Do not expect miracles! Translating a large code base to run on GPU is a large undertaking and should not be taken lightly. Just getting a large code base to run on GPU and having almost the same performance as the CPU code is extremely good! Optimizing for GPUs require time and patience.
Always start with the kernels directive and study the compiler output. This should guide your next steps. The information outputted by the compile will usually tell you if the scope of the directive can be run effectively on GPU and if you should take some steps to rewrite parts of the code.

Compiler output like Loop carried dependence of <name> prevents parallelization and Loop carried backward dependence of <name> prevents vectorization are clear indications that the compiler is not able to automatically translate the code and a rewrite might be necessary.
Data movement is paramount.
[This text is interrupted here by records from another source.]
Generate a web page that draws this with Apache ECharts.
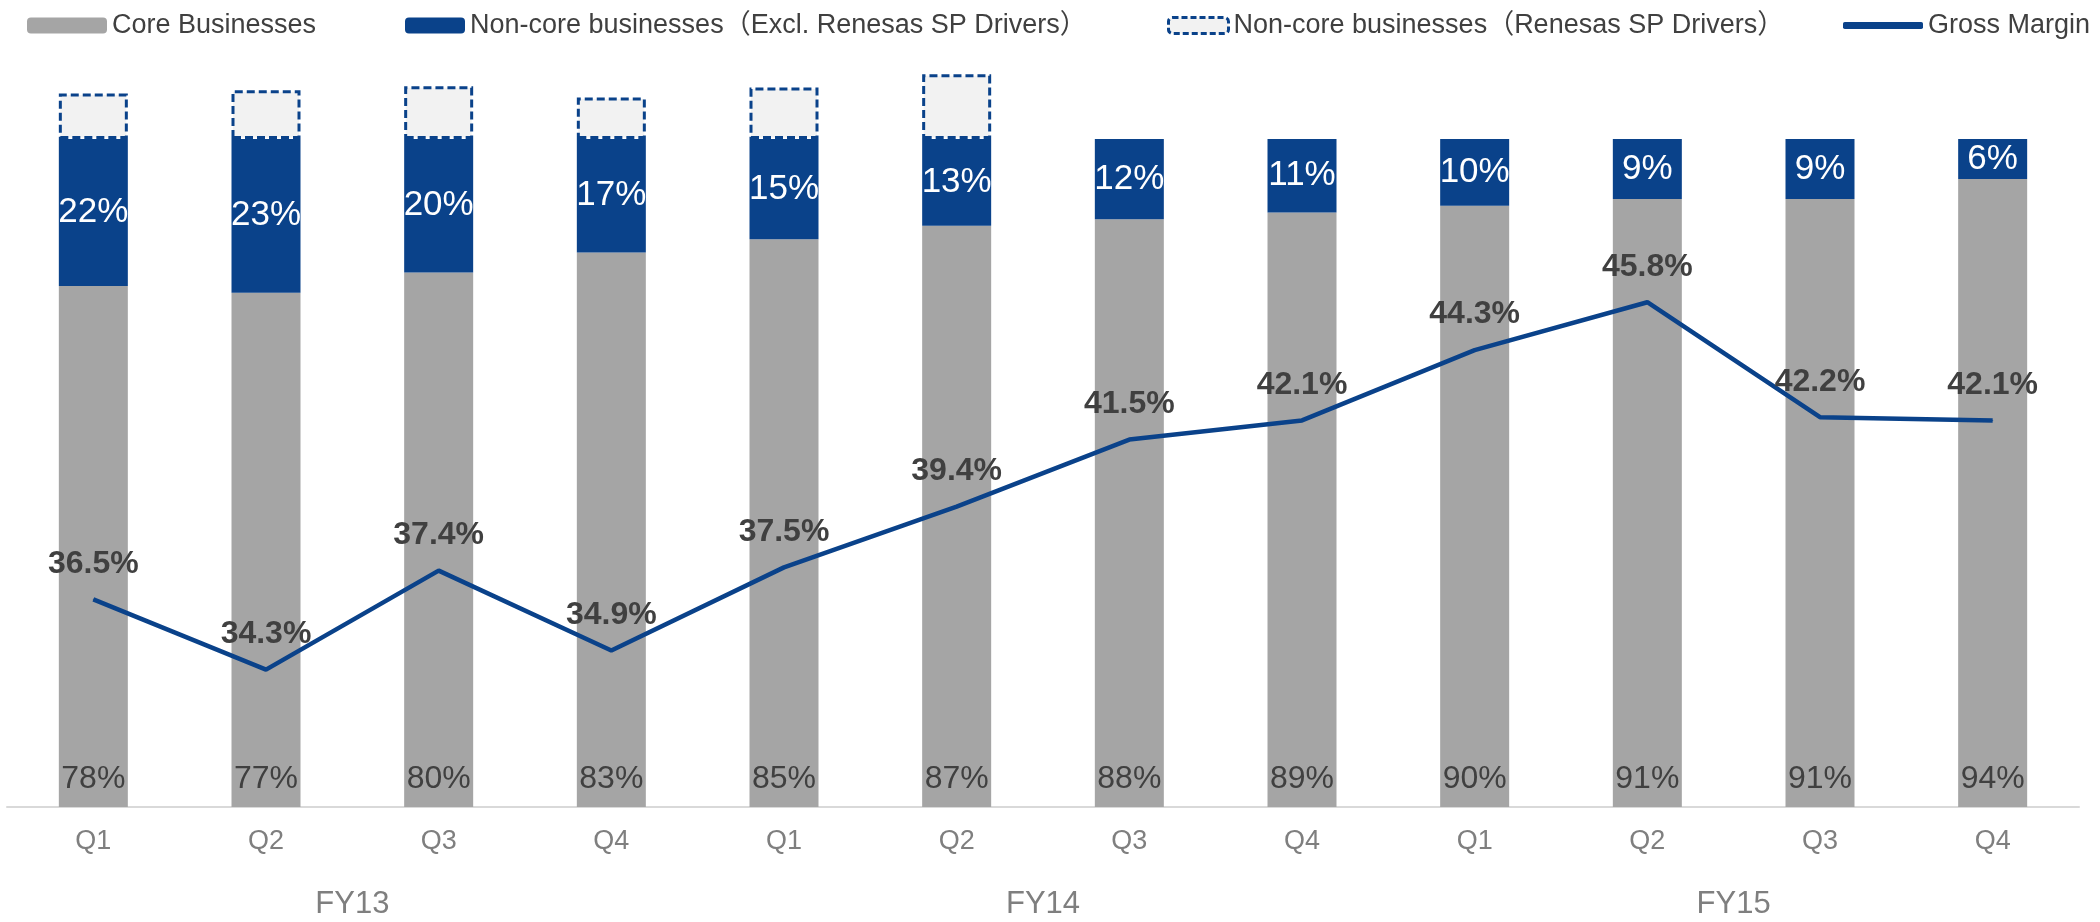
<!DOCTYPE html>
<html>
<head>
<meta charset="utf-8">
<style>
  html, body { margin: 0; padding: 0; background: #fff; }
  #chart { width: 2100px; height: 922px; }
</style>
<script src="https://cdn.jsdelivr.net/npm/echarts@6/dist/echarts.min.js"></script>
</head>
<body>
<div id="chart"></div>
<script>
const quarters = ['Q1', 'Q2', 'Q3', 'Q4', 'Q1', 'Q2', 'Q3', 'Q4', 'Q1', 'Q2', 'Q3', 'Q4'];
const fiscalYears = ['FY13', 'FY14', 'FY15'];
const coreShare = [78, 77, 80, 83, 85, 87, 88, 89, 90, 91, 91, 94];
const nonCoreShare = [22, 23, 20, 17, 15, 13, 12, 11, 10, 9, 9, 6];
// Renesas SP Drivers: solo FY13-FY14 Q2, sin etiqueta en el original
const renesasShare = [6.8, 7.3, 7.9, 6.2, 7.7, 9.7, null, null, null, null, null, null];
const grossMargin = [36.5, 34.3, 37.4, 34.9, 37.5, 39.4, 41.5, 42.1, 44.3, 45.8, 42.2, 42.1];

const AZUL = '#0a428a';
const GRIS = '#a5a5a5';
const FUENTE = "'Liberation Sans', Arial, 'Noto Sans CJK JP', sans-serif";

const names = [
  'Core Businesses',
  'Non-core businesses（Excl. Renesas SP Drivers）',
  'Non-core businesses（Renesas SP Drivers）',
  'Gross Margin'
];

const chart = echarts.init(document.getElementById('chart'));

const legendBase = {
  top: 7,
  itemHeight: 16,
  textStyle: { fontSize: 27, color: '#404040', fontFamily: FUENTE },
  selectedMode: false
};

const option = {
  animation: false,
  textStyle: { fontFamily: FUENTE },
  legend: [
    { ...legendBase, left: 22, itemWidth: 80, data: [names[0]] },
    { ...legendBase, left: 400, itemWidth: 60, data: [names[1]] },
    {
      ...legendBase, left: 1162, itemWidth: 60,
      data: [{ name: names[2], itemStyle: { color: '#f2f2f2', borderColor: AZUL, borderWidth: 3, borderType: [6, 3] } }]
    },
    {
      ...legendBase, left: 1838, itemWidth: 80, itemHeight: 7,
      data: [{ name: names[3], icon: 'roundRect' }]
    }
  ],
  grid: { left: 7, right: 21, top: 72.2, bottom: 115 },
  xAxis: [
    {
      type: 'category',
      data: quarters,
      axisLine: { lineStyle: { color: '#d9d9d9', width: 2 } },
      axisTick: { show: false },
      axisLabel: { color: '#7f7f7f', fontSize: 27, margin: 21 }
    },
    {
      type: 'category',
      data: fiscalYears,
      position: 'bottom',
      axisLine: { show: false },
      axisTick: { show: false },
      axisLabel: { color: '#7f7f7f', fontSize: 31, margin: 82 }
    }
  ],
  yAxis: [
    { type: 'value', min: 0, max: 110, show: false },
    { type: 'value', min: 30, max: 53, show: false }
  ],
  series: [
    {
      name: names[0],
      type: 'bar',
      stack: 'total',
      barWidth: 69,
      data: coreShare,
      itemStyle: { color: GRIS },
      label: {
        show: true,
        position: 'insideBottom',
        distance: 12,
        color: '#404040',
        fontSize: 32,
        formatter: '{c}%'
      }
    },
    {
      name: names[1],
      type: 'bar',
      stack: 'total',
      data: nonCoreShare,
      itemStyle: { color: AZUL },
      label: {
        show: true,
        position: 'inside',
        color: '#fff',
        fontSize: 35,
        formatter: '{c}%'
      }
    },
    {
      name: names[2],
      type: 'bar',
      stack: 'total',
      data: renesasShare,
      itemStyle: {
        color: '#f2f2f2',
        borderColor: AZUL,
        borderWidth: 3,
        borderType: [8, 4]
      }
    },
    {
      name: names[3],
      type: 'line',
      yAxisIndex: 1,
      data: grossMargin,
      symbol: 'circle',
      symbolSize: 1,
      lineStyle: { color: AZUL, width: 4.5 },
      itemStyle: { color: AZUL },
      label: {
        show: true,
        position: 'top',
        distance: 19,
        color: '#404040',
        fontSize: 32,
        fontWeight: 'bold',
        formatter: p => p.value.toFixed(1) + '%'
      },
      z: 5
    }
  ]
};

chart.setOption(option);
window.addEventListener('resize', () => chart.resize());
</script>
</body>
</html>
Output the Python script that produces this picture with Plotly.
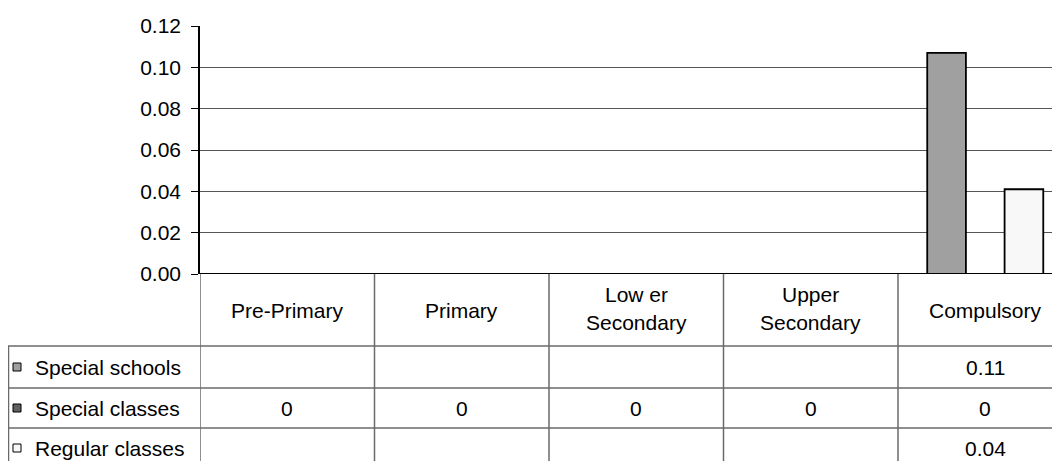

If you know some data is only needed to read from use copyin, copyout if it is only written to, present can be nice if you know the data should already be present on the GPU and copy ensures that the program functions as expected. OpenACC has several directive that can be used to perform data management and some are even scoped for the entire program.
Be structured in your approach. Only translate one scope at a time. This ensures that you can focus on a small area and get less compiler output to study. Profiling between each round may not be necessary, but it can be valuable to know what is happening.

Fortran

As mentioned in the beginning of this document, OpenACC also supports Fortran. Directives in Fortran can be added in a similar fashion to OpenMP directives, with !$acc instead of !$OMP. Below is an example of matrix multiplication with the !$acc kernels directive.

program mxm
  integer, parameter :: r8  = selected_real_kind(p=15,r=307)
  parameter(N=4000)
  real(r8) a(N,N), b(N,N) , c(N,N), temp
  integer i, j, l, c1, c2

  call random_number(a)
  call random_number(b)

  call system_clock(count=c1)
  
!$acc kernels                                                                  
  do j = 1,N
     do l = 1,N
       do i = 1,N
         c(i,j) = c(i,j) + a(i,l)*b(l,j)
       enddo
     enddo
  enddo
!$acc end kernels                                                               
  call system_clock(count=c2)

  write(*,*) "Calc time : ",(c2-c1)/1e6," secs"
  write(*,*) c(1,1), c(N,N), sum(c)
end program mxm

mxm.f90

On Saga, load the NVHPC/20.7 module and compile with nvfortran as follows:

$ module load NVHPC/20.7
$ nvfortran -o mxm -fast -acc -gpu=cc60 -Minfo=accel mxm.f90

To run the program on Saga with GPUs use:

$ srun --account=<your project number> --time=02:00 --mem-per-cpu=512M --partition=accel --gpus=1 ./mxm

This program is as close to the best case scenario possible for accelerators and, on Saga, gives a speedup of 24x compared to a single CPU core.

Flags	Run time	Speedup
`-fast` (single CPU core)	48.9 seconds	1 x
`-fast -acc -gpu=cc60`	2.0 seconds	24 x

You can profile Fortran programs in the same way you would for C/C++, using nsys profile and the flag -t cuda,openacc.